Baroness Blackstone: I can answer straightaway the last part of the question asked by the noble Baroness. They will be subject to the admissions code of practice. The Government consider that is the right thing to do in order to secure a fair deal between different categories of schools.

Perhaps I may put her mind at rest. There is absolutely no tension, conflict or disagreement between the Department for Education and Employment and No. 10 on this matter. That is pure fantasy and I do not know where the noble Baroness got it from. Grant-maintained schools will really have nothing to fear from these changes. I can only repeat what I have said, but I do not want to at this time of night.

I also dispute what the noble Baroness said about score settling by local education authorities. That is very unfair to LEAs. I do not believe that any LEA would want to indulge in such behaviour. I am sure that they will not. The Secretary of State would take a very dim view were it to happen.
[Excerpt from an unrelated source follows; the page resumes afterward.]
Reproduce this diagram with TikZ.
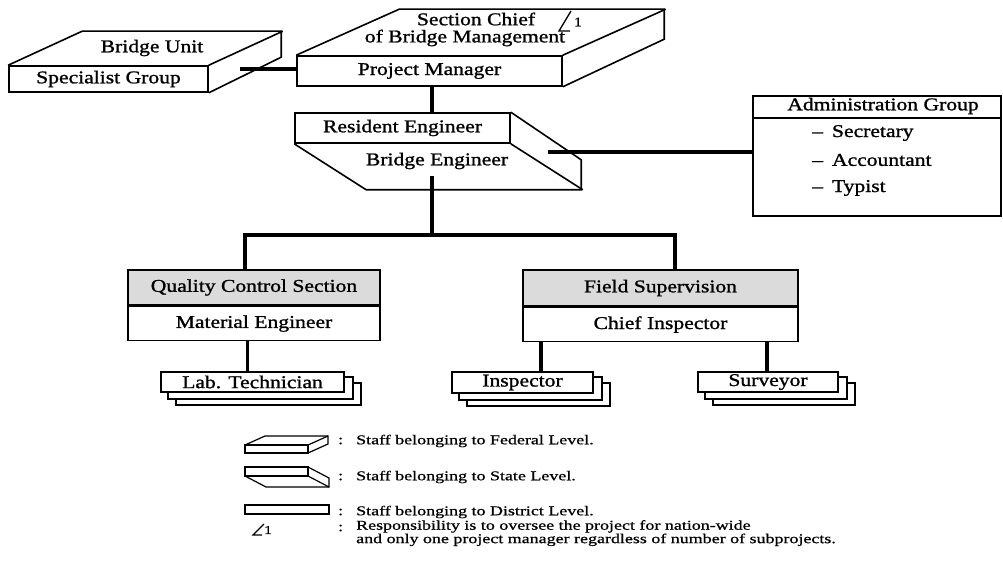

Many of these schools will be foundation schools rather than community schools. Grant-maintained schools will have a choice of category in the new framework. Parents of such schools will be able to secure a ballot on the schools' future category by presenting a petition. The rules of the ballots will be very similar to the ballots for the grant-maintained schools. Those schools will not have the choice of remaining grant maintained. As I have already explained, that would simply perpetrate the divisions within the school system which the new framework is designed to heal. In the light of that answer, I very much hope that the noble Baroness will feel able to withdraw her amendment.